The ol’ boy “Mr. Groundhog” always digs his den according to the severity of the economy. In other words, if the economy is good, he won’t dig his den very deep; but when the economy is bad, he must dig his den accordingly or perish.

I was born and raised on a small farm and would often tag along with the older ones, on the annual groundhog digs they took in the fall.

We took a mattock, shovel, measuring stick, pencil, paper and a “groundhog chart,” and began digging those groundhogs out of their dens.

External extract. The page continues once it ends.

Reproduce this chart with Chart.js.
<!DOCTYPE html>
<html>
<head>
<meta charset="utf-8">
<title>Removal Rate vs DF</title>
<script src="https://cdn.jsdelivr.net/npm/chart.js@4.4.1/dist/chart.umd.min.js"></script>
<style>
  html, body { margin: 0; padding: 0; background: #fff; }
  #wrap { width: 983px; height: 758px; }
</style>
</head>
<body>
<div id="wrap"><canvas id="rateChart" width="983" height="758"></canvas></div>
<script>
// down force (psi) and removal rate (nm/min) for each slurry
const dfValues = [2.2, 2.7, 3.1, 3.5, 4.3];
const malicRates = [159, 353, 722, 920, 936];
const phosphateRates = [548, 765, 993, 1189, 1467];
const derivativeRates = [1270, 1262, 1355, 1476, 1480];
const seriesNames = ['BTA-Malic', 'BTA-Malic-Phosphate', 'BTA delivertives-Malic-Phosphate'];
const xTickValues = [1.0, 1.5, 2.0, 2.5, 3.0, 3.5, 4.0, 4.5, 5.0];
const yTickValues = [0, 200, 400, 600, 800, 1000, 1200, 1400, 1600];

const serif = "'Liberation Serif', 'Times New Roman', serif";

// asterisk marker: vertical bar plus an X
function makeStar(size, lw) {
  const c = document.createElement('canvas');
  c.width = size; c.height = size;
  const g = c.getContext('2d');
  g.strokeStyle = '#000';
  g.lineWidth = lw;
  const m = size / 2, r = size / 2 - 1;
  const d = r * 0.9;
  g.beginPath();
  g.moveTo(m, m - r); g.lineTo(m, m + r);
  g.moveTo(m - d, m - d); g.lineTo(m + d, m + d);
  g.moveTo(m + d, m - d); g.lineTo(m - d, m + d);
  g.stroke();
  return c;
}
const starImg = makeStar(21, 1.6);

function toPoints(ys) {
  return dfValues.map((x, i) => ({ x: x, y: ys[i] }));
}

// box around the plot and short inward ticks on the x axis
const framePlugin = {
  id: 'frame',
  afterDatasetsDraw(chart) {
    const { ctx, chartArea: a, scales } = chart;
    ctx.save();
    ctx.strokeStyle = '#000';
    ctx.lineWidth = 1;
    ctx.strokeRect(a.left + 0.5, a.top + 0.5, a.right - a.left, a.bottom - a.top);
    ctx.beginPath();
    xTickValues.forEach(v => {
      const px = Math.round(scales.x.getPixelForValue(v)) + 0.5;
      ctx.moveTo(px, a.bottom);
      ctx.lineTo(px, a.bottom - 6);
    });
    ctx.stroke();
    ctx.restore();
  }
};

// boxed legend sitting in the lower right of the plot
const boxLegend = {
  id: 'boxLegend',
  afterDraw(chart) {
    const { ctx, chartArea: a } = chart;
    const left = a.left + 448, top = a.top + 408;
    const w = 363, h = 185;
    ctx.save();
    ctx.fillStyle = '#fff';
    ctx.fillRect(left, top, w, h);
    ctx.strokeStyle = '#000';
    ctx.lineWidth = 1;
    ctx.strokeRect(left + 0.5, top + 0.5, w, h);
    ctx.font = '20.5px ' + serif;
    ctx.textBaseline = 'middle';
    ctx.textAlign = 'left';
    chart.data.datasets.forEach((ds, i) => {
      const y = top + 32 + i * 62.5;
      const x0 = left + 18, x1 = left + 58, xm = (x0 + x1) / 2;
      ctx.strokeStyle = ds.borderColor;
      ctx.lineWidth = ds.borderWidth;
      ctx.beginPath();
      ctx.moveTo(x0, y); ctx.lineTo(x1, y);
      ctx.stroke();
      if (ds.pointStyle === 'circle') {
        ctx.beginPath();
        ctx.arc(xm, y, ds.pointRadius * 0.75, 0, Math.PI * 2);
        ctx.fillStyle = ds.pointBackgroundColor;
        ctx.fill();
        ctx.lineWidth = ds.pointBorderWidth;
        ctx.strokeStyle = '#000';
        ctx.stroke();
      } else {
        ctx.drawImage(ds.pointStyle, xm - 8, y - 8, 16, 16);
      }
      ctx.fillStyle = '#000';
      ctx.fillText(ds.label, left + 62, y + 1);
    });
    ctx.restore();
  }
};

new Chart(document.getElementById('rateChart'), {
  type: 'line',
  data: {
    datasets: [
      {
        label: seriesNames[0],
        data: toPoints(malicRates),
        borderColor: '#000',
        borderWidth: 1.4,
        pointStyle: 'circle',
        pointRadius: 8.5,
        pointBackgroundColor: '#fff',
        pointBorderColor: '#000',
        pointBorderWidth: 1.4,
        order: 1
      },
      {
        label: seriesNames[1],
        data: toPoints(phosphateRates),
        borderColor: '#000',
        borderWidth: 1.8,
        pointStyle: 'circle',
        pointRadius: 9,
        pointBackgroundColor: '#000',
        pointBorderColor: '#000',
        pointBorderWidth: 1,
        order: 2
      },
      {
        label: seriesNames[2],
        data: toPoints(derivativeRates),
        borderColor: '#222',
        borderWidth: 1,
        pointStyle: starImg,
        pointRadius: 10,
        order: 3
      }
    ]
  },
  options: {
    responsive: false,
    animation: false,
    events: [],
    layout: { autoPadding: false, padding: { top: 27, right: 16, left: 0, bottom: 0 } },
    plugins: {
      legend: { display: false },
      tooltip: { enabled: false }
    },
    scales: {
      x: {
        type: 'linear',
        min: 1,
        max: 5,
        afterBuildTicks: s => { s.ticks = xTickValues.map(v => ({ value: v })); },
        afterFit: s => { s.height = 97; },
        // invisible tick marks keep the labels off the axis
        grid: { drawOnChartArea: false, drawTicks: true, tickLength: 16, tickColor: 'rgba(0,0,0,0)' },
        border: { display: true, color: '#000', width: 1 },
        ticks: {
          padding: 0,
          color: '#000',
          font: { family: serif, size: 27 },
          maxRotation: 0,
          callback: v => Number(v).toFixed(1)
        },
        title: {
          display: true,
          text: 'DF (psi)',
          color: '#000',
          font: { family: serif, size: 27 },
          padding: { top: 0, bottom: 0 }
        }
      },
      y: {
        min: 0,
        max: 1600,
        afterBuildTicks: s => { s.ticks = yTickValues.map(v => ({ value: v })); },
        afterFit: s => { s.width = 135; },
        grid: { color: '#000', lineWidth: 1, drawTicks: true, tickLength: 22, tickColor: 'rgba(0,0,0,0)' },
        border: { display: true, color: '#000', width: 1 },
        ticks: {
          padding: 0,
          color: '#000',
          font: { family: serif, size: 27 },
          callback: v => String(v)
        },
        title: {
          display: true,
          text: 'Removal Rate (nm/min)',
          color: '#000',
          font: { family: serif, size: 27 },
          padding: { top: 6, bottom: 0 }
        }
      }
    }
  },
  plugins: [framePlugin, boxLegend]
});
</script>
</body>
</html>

Each time we dug one out — it really upsets one when you do this — we would measure how far into the ground he had dug his den, then make note on the paper we had. After digging out and measuring three or four dens, we would average the depths and refer to the groundhog chart to determine how good or bad the economy of the following year would be. Believe me, he’s as good at predicting the economy as he is at predicting the weather!

Surely, he knows the hungrier a man is, the deeper he’s willing to dig to get him and have him as a food source and, therefore if he wants to live, the depth of his den must depend on the economy.

He must dig his den 1 foot deeper than a hungry fellow is willing to dig to get him and that motivates him to be the great economist that he is.

If he digs his den 3 feet deep, the economy will stay the same; 5 feet, things will be a little worse; but if he goes straight down 8 or 10 feet, and under a rock about one-half the size of Mt. Rushmore, you had better hurry home, lock the hen house door and secure all the farm animals, because like the ol’ boy said, “things are fixin’ to get bad.” However, if you find him at his den, lying in the sun, wearing his shades and snoozing, things are going to be just fine.